Figure 1. Estimated Share of PSNs’ Funding Sources

Source: Source: KPPIP; AMRO staff compilation
Note: The funding source amount is estimated by KPPIP

How does the private-sector participate in the funding of infrastructure projects?

The demand for infrastructure projects in Indonesia is still high, leading the government to encourage further private-sector participation, especially in funding. There are several schemes to mobilize private money, although each scheme is still relatively small, compared to the total size of infrastructure projects under PSNs.

The first scheme is related to the public-private partnership (PPP). Since 2016, the authorities have created some specialized institutions to provide additional risk-sharing options for the PPP, i.e. guarantees, to foster infrastructure development (see Table 1). For example, the Indonesia Infrastructure Guarantee Fund (IIGF) and Indonesia Infrastructure Finance (IIF) offer guarantees for some PPP projects.

Another scheme is to leverage a couple of institutions mobilizing private money from investors. PT SMI is one example that creates and operates some vehicles as financing platforms to provide syndicated loans with private banks and multilateral development institutions, and mobilize financing from capital markets.

The Indonesia Investment Authority (INA) is another institution that contributes to the development of financially viable projects by attracting global investors primarily engaged in equity investment.

Meanwhile, mutual funds have also contributed to infrastructure development, such as revenue-backed securitization issued by specialized mutual funds (RDPT). Since 2018, more than 50 RDPT products have been issued, concentrating on the toll road sector, with a total value of about USD125 million

Table 1. Example of Institutions Providing Alternative Financing


Is there another innovative scheme?

The limited concession scheme (LCS) is another scheme to facilitate infrastructure development with new money from the private sector. Although this scheme has not been implemented yet, under the LCS, the government will grant a concession to private firms to operate and develop existing infrastructure projects during the concession period in exchange for fixed upfront payments. The government or SOEs continue to own the projects, while they may invest the upfront payments on new infrastructure projects. The private-sector operators can enjoy flexible operational rights and boost revenues from the infrastructure projects.

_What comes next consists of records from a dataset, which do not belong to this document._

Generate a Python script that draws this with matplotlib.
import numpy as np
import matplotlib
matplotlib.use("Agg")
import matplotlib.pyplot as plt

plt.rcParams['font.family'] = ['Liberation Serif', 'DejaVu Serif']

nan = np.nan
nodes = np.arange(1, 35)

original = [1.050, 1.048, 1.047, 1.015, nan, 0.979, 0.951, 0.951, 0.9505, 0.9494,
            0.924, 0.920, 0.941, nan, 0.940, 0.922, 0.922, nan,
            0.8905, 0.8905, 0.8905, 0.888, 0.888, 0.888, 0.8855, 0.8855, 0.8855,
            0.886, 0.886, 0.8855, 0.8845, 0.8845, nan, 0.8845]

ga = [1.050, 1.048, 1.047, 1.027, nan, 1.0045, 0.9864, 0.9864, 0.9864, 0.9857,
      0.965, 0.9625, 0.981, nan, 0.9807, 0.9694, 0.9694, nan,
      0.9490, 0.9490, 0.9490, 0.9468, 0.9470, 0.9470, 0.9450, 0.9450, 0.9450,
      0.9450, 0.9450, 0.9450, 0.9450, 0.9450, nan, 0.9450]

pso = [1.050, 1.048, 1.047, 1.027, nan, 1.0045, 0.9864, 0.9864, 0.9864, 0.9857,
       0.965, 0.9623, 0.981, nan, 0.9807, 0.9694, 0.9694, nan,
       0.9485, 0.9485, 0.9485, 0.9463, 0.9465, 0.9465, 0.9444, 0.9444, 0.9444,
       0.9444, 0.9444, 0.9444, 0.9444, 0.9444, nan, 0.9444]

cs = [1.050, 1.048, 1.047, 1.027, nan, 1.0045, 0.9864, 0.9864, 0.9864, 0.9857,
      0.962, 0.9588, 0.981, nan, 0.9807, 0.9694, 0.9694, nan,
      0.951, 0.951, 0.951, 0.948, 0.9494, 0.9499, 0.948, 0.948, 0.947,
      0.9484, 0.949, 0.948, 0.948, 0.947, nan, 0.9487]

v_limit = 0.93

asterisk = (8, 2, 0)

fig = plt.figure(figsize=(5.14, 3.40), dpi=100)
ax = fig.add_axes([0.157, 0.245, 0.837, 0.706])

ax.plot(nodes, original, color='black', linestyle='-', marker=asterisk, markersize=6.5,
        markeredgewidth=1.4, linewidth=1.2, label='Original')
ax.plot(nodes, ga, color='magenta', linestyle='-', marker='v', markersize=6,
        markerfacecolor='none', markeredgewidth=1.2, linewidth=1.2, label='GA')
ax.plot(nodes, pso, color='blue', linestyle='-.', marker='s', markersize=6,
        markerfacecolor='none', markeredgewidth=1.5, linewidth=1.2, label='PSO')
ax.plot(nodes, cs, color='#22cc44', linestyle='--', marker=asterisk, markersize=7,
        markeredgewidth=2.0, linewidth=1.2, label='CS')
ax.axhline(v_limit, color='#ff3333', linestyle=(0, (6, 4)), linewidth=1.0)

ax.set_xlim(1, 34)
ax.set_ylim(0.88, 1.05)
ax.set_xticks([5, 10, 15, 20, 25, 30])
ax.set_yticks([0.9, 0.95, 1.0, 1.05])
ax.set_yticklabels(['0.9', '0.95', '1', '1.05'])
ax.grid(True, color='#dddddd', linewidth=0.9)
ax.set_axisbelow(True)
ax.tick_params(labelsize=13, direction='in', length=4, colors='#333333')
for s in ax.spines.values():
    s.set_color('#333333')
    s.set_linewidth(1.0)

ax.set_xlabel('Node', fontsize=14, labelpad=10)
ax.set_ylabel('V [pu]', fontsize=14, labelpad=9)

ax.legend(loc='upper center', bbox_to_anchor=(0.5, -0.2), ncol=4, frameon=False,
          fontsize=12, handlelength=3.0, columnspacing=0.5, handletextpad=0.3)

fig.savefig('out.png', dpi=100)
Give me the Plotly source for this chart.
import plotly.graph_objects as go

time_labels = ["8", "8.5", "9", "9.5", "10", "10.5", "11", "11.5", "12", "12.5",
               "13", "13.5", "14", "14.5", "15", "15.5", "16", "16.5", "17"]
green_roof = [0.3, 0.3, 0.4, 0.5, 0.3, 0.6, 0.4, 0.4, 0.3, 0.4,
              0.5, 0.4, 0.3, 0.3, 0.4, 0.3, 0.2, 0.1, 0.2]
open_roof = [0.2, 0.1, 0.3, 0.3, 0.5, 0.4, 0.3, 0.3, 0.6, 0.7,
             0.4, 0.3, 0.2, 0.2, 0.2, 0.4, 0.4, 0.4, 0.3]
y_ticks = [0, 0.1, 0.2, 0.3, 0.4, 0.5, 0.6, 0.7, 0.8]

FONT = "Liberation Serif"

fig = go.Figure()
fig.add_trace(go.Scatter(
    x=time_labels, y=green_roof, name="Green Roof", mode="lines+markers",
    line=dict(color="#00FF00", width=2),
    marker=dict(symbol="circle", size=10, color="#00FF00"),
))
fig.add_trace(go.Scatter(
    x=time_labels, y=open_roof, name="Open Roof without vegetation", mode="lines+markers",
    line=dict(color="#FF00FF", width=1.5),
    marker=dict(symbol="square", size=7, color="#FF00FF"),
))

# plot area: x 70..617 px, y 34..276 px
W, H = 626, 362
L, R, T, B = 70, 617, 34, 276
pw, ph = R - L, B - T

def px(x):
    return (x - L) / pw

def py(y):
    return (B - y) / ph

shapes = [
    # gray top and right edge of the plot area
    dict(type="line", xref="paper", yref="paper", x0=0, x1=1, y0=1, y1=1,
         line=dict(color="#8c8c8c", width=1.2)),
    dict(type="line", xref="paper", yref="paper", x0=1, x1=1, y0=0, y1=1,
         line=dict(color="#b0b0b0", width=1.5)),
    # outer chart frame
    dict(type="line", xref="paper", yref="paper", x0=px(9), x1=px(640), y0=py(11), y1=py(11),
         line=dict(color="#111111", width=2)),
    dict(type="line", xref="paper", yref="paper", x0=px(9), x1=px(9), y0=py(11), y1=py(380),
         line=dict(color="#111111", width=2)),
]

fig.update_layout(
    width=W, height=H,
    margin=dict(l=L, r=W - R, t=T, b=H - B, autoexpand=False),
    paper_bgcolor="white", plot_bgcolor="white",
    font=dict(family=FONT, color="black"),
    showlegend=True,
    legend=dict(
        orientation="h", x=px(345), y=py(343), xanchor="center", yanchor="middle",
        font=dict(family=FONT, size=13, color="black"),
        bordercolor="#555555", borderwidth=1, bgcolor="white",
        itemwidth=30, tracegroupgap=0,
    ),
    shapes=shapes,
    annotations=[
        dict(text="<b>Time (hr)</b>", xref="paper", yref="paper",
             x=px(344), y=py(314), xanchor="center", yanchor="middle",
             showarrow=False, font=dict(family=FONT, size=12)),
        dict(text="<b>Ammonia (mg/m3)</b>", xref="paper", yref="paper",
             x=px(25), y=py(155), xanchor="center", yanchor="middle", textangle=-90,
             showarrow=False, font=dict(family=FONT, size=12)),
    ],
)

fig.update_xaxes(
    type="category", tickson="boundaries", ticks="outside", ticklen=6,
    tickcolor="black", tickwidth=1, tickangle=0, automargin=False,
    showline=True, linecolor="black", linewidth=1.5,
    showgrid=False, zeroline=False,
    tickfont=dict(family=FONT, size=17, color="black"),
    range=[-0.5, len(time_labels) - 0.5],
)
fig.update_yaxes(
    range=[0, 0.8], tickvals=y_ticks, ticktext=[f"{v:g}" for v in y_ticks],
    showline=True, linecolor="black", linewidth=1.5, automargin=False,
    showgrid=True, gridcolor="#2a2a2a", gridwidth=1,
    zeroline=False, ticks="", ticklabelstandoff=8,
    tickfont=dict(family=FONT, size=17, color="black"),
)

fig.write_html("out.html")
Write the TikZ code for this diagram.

As Indonesia still has a huge demand for infrastructure, the government should continue its efforts to update its national strategy and provide essential support for projects, such as assistance with land acquisition. Given the limited fiscal space to support infrastructure projects, it is essential to raise funds from the private sector through various schemes. However, some innovative financing schemes mentioned above are still on a small scale or have yet to be implemented. Therefore, efforts to scale up and improve these schemes are important to strengthen the Indonesian economy amid challenges and external headwinds.